Entertainment district around Ball Arena could be ready by 2032

The first phase of the development project to transform the parking lots of Ball Arena could be finished in the next seven years, an executive for Kroenke Sports & Entertainment said Wednesday.

“So, Phase 1, we’re projecting as of now a build out around all of Ball Arena by 2032,” the organization’s senior vice president of development, Matt Mahoney, told several Denver councilmembers.

He cautioned it’s a tentative timeline.

“Things change, right,” Mahoney added during the South Platte River Committee meeting.

Kroenke Sports and Entertainment got approval last year to develop 55-acres around Ball Arena to support the larger River Mile development project encompassing the land in and around Elitch Gardens.

The Ball Arena project is set to create a new city park, approximately 6,000 units of housing (with 18% being designated as affordable), and an entertainment district with new restaurant and retail.

The total project is expected to be completed around 2050.

What we know about Phase 1

The first phase will be the “entertainment district” around Ball Arena.

The entertainment district is expected to include a hotel, a potential new performance venue, multifamily housing and a pedestrian bridge going across Speer Boulevard to connect the sports venue with the rest of downtown.

Last month, the developers filed a concept plan for the bridge — marking the first addition to the planned neighborhood.

Kroenke Sports & Entertainment are planning to start construction on the first few assets in Phase 1A next year, with plans to complete it by 2029, Mahoney said.

Rendering of a bridge planned for the Ball Arena parking lot redevelopment. (Courtesy photo, Kroenke Sports & Entertainment)

2 affordable housing towers to come after

The conversation on the timeline came about as councilmembers on the committee created to focus on smarter developments along Denver’s main river questioned when affordable housing could be built on the site.

The city is working to hash out finer details for the development agreement it has set with Kroenke Sports & Entertainment in a measure that passed the South Platte River committee on Wednesday.

Most changes at Wednesday’s meeting dealt with the administration and management of linkage fees, a funding source for affordable housing.

The Ball Arena agreement has a provision where 20% of the linkage fee of up to $10 million would go into an escrow fund, while the rest of the linkage fee would go to the rest of Denver’s affordable housing, according to a city presentation.

The development agreement approved in 2018 for the River Mile development requires a linkage fee for the first 6.5 million square feet of nonresidential development to go into an escrow account for affordable housing on site.

The city is working to establish a special revenue fund to manage the escrow accounts.

Those funds would be held by ColoTrust, a Denver-based financial services firm specializing in local government investments.

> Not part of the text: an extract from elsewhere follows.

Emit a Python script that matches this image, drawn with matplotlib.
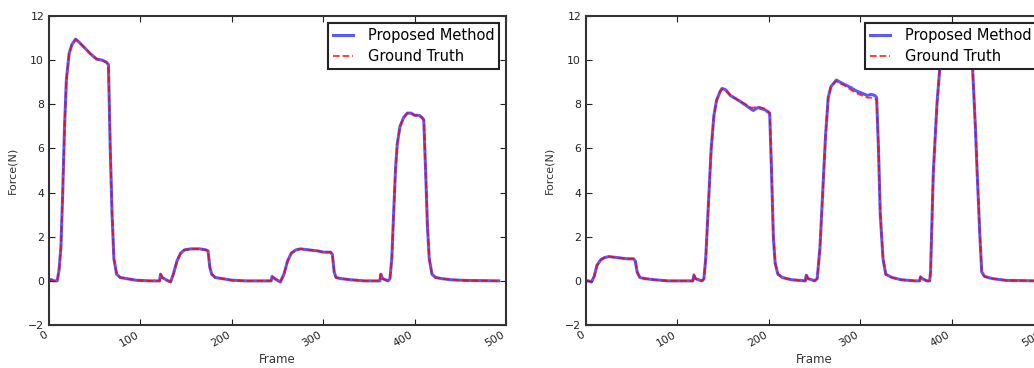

Councilmember Jamie Torres asked about when the city would start to see the funds in the escrow accounts set up used, citing worries about whether the city would sit on the money for a long time to wait for Ball Arena’s developments to rise or what would happen if the major development never gets built as intended.

Mahoney specified the linkage fees aren’t allowed to be used for the first phase per the development agreement.

The first phase of the Ball Arena project is also meant to help pay for future affordable housing projects within the neighborhood’s future phases, mostly for two towers with up to 300 units.

There could still be affordable housing built in the first phase, but they will be part of the 18% that Kroenke Sports & Entertainment agreed to include in a market-rate multifamily housing project.

The funds raised during the first phase will mostly go toward building fully-affordable housing towers.

“It is loosely understood and hopeful that probably the linkage fees will be used to support two towers, that includes some deeply affordable, including maybe some permanent supportive housing that’s required,” said Andrew Johnston of Denver’s Department of Housing Stability.

The revenues collected for affordable housing will be saved for projects set for phases two and three, he added, not for Ball Arena’s entertainment district.

While there’s not much planned yet for the later phases, one fully-affordable tower is set to be built in each of the second and third phases.

And when Torres asked when Phase 1 would wrap up –— the time when the escrow accounts will potentially be used — Mahoney answered the current plan is within the next seven years.

As for worries the project might never deliver on its promises, Councilmember Chris Hinds, who represents the district covering downtown Denver, mentioned the fund structure could help ensure affordable housing comes to Ball Arena’s new neighborhood.

“Not only is it to help fund that fully affordable tower,” he said, “I would take it as a bit of an incentive to moving forward with the development too.”